> _Directions_
Quote each line of the material verbatim, without the pictures.

BEGIN

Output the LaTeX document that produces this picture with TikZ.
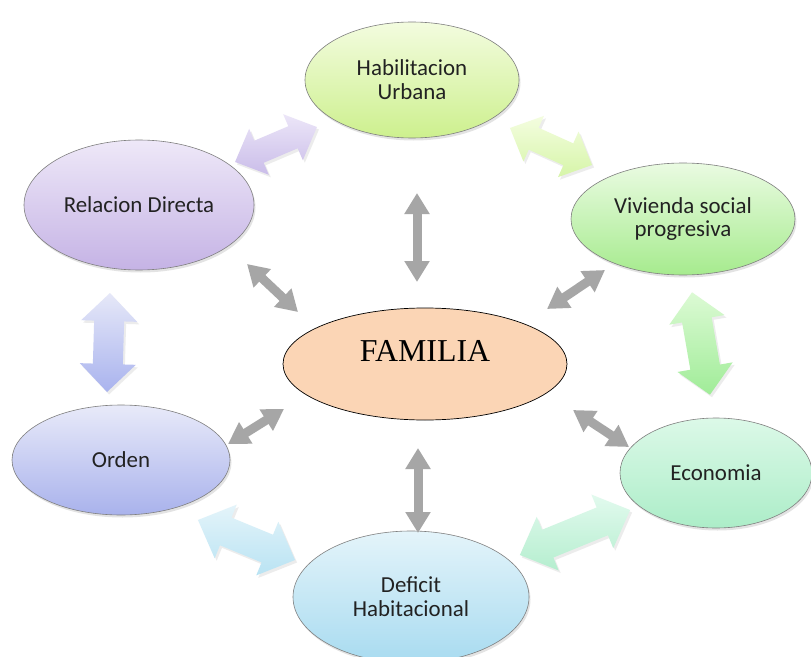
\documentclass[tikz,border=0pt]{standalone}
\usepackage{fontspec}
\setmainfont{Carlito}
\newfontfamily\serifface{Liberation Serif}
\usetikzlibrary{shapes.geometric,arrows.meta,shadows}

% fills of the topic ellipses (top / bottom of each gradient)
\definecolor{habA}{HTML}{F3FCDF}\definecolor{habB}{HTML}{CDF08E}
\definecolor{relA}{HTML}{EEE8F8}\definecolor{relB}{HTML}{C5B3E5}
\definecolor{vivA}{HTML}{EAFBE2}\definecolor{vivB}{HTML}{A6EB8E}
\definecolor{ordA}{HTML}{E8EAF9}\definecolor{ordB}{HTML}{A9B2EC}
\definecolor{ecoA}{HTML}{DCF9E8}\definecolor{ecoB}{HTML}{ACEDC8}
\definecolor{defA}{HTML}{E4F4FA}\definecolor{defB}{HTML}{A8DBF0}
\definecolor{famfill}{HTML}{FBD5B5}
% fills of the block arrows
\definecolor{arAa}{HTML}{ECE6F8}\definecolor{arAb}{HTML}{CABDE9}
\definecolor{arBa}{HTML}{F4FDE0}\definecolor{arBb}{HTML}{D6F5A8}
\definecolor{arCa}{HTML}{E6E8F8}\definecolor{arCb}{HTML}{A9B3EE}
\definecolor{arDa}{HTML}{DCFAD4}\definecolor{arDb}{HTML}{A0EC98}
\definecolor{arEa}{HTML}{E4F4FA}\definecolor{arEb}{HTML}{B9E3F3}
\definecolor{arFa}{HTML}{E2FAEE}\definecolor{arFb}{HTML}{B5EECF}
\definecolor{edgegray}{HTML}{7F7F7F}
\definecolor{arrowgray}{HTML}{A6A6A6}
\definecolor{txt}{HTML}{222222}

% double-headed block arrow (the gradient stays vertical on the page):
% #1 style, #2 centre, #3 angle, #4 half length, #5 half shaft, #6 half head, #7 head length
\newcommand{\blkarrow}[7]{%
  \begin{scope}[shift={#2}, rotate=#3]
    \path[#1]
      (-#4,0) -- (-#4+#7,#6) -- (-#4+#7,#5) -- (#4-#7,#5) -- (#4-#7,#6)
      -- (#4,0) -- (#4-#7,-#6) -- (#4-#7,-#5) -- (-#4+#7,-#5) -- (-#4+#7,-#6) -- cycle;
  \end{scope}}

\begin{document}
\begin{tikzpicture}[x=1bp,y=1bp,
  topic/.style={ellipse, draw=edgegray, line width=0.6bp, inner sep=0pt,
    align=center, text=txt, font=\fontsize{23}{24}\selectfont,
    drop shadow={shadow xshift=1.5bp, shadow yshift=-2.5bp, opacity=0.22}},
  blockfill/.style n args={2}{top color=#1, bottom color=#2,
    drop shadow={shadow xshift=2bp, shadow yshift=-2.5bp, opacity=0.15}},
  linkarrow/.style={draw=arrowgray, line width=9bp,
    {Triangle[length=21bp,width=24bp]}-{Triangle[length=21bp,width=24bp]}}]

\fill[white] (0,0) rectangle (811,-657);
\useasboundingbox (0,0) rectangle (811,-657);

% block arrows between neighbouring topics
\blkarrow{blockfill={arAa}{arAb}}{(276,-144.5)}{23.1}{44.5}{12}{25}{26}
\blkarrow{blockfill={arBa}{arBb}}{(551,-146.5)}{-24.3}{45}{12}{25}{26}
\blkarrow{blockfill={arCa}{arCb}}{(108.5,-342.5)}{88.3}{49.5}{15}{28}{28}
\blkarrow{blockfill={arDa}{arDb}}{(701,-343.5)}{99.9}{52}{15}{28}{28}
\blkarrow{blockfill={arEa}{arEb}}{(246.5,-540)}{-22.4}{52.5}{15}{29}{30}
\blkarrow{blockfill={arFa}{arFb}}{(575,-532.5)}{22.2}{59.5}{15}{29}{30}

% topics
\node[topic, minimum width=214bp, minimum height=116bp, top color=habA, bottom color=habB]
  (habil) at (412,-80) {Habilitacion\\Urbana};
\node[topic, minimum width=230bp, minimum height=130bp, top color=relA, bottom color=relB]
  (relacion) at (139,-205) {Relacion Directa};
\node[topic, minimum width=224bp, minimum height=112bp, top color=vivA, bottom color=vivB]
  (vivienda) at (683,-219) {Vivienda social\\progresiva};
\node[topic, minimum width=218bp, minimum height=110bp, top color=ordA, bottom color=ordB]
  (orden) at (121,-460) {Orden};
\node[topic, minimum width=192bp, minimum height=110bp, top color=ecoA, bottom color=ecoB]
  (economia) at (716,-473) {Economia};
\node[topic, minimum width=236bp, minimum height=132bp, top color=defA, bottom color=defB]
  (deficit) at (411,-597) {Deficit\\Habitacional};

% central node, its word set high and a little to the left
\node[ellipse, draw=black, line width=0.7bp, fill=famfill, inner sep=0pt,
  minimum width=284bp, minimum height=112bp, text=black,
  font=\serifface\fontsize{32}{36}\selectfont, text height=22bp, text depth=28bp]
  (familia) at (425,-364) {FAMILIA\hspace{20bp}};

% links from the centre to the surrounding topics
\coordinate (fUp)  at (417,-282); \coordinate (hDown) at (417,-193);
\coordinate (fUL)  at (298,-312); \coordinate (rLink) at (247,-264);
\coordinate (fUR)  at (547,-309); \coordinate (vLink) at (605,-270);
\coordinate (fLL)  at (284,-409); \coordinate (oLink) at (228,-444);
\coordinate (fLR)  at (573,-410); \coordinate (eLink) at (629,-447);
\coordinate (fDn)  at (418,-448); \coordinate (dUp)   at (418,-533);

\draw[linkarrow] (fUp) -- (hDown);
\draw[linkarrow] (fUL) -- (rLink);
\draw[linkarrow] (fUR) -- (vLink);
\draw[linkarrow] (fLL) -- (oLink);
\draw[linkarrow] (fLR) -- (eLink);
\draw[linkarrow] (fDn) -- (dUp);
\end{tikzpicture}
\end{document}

END

> _Reply to the exercise_
Output the LaTeX document that produces this picture with TikZ.
\documentclass[tikz,border=0pt]{standalone}
\usepackage{fontspec}
\setmainfont{Carlito}
\newfontfamily\serifface{Liberation Serif}
\usetikzlibrary{shapes.geometric,arrows.meta,shadows}

% fills of the topic ellipses (top / bottom of each gradient)
\definecolor{habA}{HTML}{F3FCDF}\definecolor{habB}{HTML}{CDF08E}
\definecolor{relA}{HTML}{EEE8F8}\definecolor{relB}{HTML}{C5B3E5}
\definecolor{vivA}{HTML}{EAFBE2}\definecolor{vivB}{HTML}{A6EB8E}
\definecolor{ordA}{HTML}{E8EAF9}\definecolor{ordB}{HTML}{A9B2EC}
\definecolor{ecoA}{HTML}{DCF9E8}\definecolor{ecoB}{HTML}{ACEDC8}
\definecolor{defA}{HTML}{E4F4FA}\definecolor{defB}{HTML}{A8DBF0}
\definecolor{famfill}{HTML}{FBD5B5}
% fills of the block arrows
\definecolor{arAa}{HTML}{ECE6F8}\definecolor{arAb}{HTML}{CABDE9}
\definecolor{arBa}{HTML}{F4FDE0}\definecolor{arBb}{HTML}{D6F5A8}
\definecolor{arCa}{HTML}{E6E8F8}\definecolor{arCb}{HTML}{A9B3EE}
\definecolor{arDa}{HTML}{DCFAD4}\definecolor{arDb}{HTML}{A0EC98}
\definecolor{arEa}{HTML}{E4F4FA}\definecolor{arEb}{HTML}{B9E3F3}
\definecolor{arFa}{HTML}{E2FAEE}\definecolor{arFb}{HTML}{B5EECF}
\definecolor{edgegray}{HTML}{7F7F7F}
\definecolor{arrowgray}{HTML}{A6A6A6}
\definecolor{txt}{HTML}{222222}

% double-headed block arrow (the gradient stays vertical on the page):
% #1 style, #2 centre, #3 angle, #4 half length, #5 half shaft, #6 half head, #7 head length
\newcommand{\blkarrow}[7]{%
  \begin{scope}[shift={#2}, rotate=#3]
    \path[#1]
      (-#4,0) -- (-#4+#7,#6) -- (-#4+#7,#5) -- (#4-#7,#5) -- (#4-#7,#6)
      -- (#4,0) -- (#4-#7,-#6) -- (#4-#7,-#5) -- (-#4+#7,-#5) -- (-#4+#7,-#6) -- cycle;
  \end{scope}}

\begin{document}
\begin{tikzpicture}[x=1bp,y=1bp,
  topic/.style={ellipse, draw=edgegray, line width=0.6bp, inner sep=0pt,
    align=center, text=txt, font=\fontsize{23}{24}\selectfont,
    drop shadow={shadow xshift=1.5bp, shadow yshift=-2.5bp, opacity=0.22}},
  blockfill/.style n args={2}{top color=#1, bottom color=#2,
    drop shadow={shadow xshift=2bp, shadow yshift=-2.5bp, opacity=0.15}},
  linkarrow/.style={draw=arrowgray, line width=9bp,
    {Triangle[length=21bp,width=24bp]}-{Triangle[length=21bp,width=24bp]}}]

\fill[white] (0,0) rectangle (811,-657);
\useasboundingbox (0,0) rectangle (811,-657);

% block arrows between neighbouring topics
\blkarrow{blockfill={arAa}{arAb}}{(276,-144.5)}{23.1}{44.5}{12}{25}{26}
\blkarrow{blockfill={arBa}{arBb}}{(551,-146.5)}{-24.3}{45}{12}{25}{26}
\blkarrow{blockfill={arCa}{arCb}}{(108.5,-342.5)}{88.3}{49.5}{15}{28}{28}
\blkarrow{blockfill={arDa}{arDb}}{(701,-343.5)}{99.9}{52}{15}{28}{28}
\blkarrow{blockfill={arEa}{arEb}}{(246.5,-540)}{-22.4}{52.5}{15}{29}{30}
\blkarrow{blockfill={arFa}{arFb}}{(575,-532.5)}{22.2}{59.5}{15}{29}{30}

% topics
\node[topic, minimum width=214bp, minimum height=116bp, top color=habA, bottom color=habB]
  (habil) at (412,-80) {Habilitacion\\Urbana};
\node[topic, minimum width=230bp, minimum height=130bp, top color=relA, bottom color=relB]
  (relacion) at (139,-205) {Relacion Directa};
\node[topic, minimum width=224bp, minimum height=112bp, top color=vivA, bottom color=vivB]
  (vivienda) at (683,-219) {Vivienda social\\progresiva};
\node[topic, minimum width=218bp, minimum height=110bp, top color=ordA, bottom color=ordB]
  (orden) at (121,-460) {Orden};
\node[topic, minimum width=192bp, minimum height=110bp, top color=ecoA, bottom color=ecoB]
  (economia) at (716,-473) {Economia};
\node[topic, minimum width=236bp, minimum height=132bp, top color=defA, bottom color=defB]
  (deficit) at (411,-597) {Deficit\\Habitacional};

% central node, its word set high and a little to the left
\node[ellipse, draw=black, line width=0.7bp, fill=famfill, inner sep=0pt,
  minimum width=284bp, minimum height=112bp, text=black,
  font=\serifface\fontsize{32}{36}\selectfont, text height=22bp, text depth=28bp]
  (familia) at (425,-364) {FAMILIA\hspace{20bp}};

% links from the centre to the surrounding topics
\coordinate (fUp)  at (417,-282); \coordinate (hDown) at (417,-193);
\coordinate (fUL)  at (298,-312); \coordinate (rLink) at (247,-264);
\coordinate (fUR)  at (547,-309); \coordinate (vLink) at (605,-270);
\coordinate (fLL)  at (284,-409); \coordinate (oLink) at (228,-444);
\coordinate (fLR)  at (573,-410); \coordinate (eLink) at (629,-447);
\coordinate (fDn)  at (418,-448); \coordinate (dUp)   at (418,-533);

\draw[linkarrow] (fUp) -- (hDown);
\draw[linkarrow] (fUL) -- (rLink);
\draw[linkarrow] (fUR) -- (vLink);
\draw[linkarrow] (fLL) -- (oLink);
\draw[linkarrow] (fLR) -- (eLink);
\draw[linkarrow] (fDn) -- (dUp);
\end{tikzpicture}
\end{document}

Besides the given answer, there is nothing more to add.